Stearns story loses a little bit of clarity after the death of Laurent Kabila and the ascension to power of his son. Part of the problem is structure and timing; the old man’s death is followed by a series of unrelated events in other parts of the country, and then by a careful analysis of theories of Kabila’s assassination. Stearns gives a good account of the strengths and weaknesses of Joseph Kabila, indicating that the current President has demonstrated unlikely skill in maintaining power and making peace, but that he has of yet demonstrated little interest or capability in developing the Congolese state or pursuing serious democratic reform.
Still, it’s hard not to be a bit more optimistic about the future of Congo after reading this book. Stearns’ purpose was to render the combatants in the conflict human, to portray who they are and what they did in rational, understandable terms. He mostly succeeds, even as he can’t fully explain the most brutal violence of the war. Resolving the conflict depends on the development of stable institutions and of trust, which is obviously exceedingly difficult. Having a sense of who the players are and why they do the things that they do, however, is an improvement on the notion that Congo is simply an irreducible, inexplicable mess.
Alongside the Patterson reading list I’ve been reading James Scott’s The Art of Not Being Governed, which tells the story of state development across highlands and lowlands in Southeast Asia. Reading anything while reading anything by James Scott is an intellectually productive exercise. Scott’s account of the difficulty of exerting state control over changes in elevation explains much about the inability of Zaire to control its northwest borderlands, as well as of the general difficulty of building state institutions across the expansive state territory. Scott points out that the last fifty years have seen the development of technologies and social structures that allow the modern state to exert control over heretofore impenetrable terrain. These include the airplane, good roads, railroads, and mass media penetration. However, few of these technologies are available to state-builders in Congo. This makes me skeptical that any Congolese leadership can do much more than manage a broad alliance of ethnic groups and warlords. Any model for the near future of the Congo would seem to have to take into account the serious difficulties of statebuilding, and might more resemble a quasi-feudal empire than a modern state.
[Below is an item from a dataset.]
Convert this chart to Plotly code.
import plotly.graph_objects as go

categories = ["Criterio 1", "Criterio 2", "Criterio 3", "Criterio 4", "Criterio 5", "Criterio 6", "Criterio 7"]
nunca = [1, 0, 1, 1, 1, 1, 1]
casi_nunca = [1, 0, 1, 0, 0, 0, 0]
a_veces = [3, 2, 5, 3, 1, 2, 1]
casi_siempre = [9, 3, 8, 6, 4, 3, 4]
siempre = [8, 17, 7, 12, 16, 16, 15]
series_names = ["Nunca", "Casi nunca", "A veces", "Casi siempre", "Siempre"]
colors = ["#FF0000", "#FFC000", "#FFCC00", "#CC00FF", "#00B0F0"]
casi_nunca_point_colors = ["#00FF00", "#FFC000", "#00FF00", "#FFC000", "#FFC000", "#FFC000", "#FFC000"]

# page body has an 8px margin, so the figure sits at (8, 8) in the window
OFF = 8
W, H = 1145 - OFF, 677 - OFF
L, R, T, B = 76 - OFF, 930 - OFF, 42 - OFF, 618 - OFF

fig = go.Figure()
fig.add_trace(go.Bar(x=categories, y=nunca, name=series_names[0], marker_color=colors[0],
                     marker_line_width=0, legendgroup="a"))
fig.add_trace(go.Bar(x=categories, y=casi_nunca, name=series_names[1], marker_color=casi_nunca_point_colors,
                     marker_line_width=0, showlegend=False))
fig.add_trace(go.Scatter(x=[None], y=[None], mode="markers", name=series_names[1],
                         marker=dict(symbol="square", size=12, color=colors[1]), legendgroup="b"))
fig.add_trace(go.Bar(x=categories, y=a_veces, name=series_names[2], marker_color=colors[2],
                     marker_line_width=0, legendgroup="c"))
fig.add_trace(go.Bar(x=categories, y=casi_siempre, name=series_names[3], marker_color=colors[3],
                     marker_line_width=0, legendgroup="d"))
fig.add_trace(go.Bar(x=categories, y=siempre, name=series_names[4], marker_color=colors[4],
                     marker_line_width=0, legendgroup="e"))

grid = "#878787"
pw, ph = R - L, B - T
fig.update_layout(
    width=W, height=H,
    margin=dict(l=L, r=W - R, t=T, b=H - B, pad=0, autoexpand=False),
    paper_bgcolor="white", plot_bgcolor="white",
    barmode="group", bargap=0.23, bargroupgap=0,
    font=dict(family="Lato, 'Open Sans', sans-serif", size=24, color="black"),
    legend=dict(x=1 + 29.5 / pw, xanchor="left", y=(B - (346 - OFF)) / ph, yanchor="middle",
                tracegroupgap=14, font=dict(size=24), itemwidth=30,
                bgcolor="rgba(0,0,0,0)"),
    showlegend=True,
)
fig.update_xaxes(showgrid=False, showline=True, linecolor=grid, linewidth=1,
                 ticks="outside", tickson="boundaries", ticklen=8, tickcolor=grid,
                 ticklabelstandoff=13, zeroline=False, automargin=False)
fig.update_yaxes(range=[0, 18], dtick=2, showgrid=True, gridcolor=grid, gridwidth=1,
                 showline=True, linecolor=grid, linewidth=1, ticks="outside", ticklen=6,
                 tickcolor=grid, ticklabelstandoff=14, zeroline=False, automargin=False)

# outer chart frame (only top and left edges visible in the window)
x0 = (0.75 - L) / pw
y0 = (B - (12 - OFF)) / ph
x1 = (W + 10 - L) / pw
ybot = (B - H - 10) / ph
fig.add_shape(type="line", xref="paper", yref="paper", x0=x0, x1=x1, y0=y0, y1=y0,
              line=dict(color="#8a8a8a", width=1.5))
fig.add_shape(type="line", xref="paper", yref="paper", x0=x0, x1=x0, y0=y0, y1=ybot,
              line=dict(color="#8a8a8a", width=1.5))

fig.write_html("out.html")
In the next few days I hope to have a longish post on the prospects for South Sudan, which will necessarily include reference to the arguments made by Stearns. One question that I’m interested in is the development of “best practices” statecraft, or of a set of rules, norms, and procedures that new states and rulers could follow in the process of building and maintaining state capacity. In the context of Congo, this means asking questions like “What could Lumumba have done? Or Mobutu? Or Kabila?” We have all kinds of tools for assessing the mistakes that post-colonial rulers committed, and rather fewer tools for thinking about how they might have done better. Stearns is very good on the former, and I think he opens some useful space on the latter.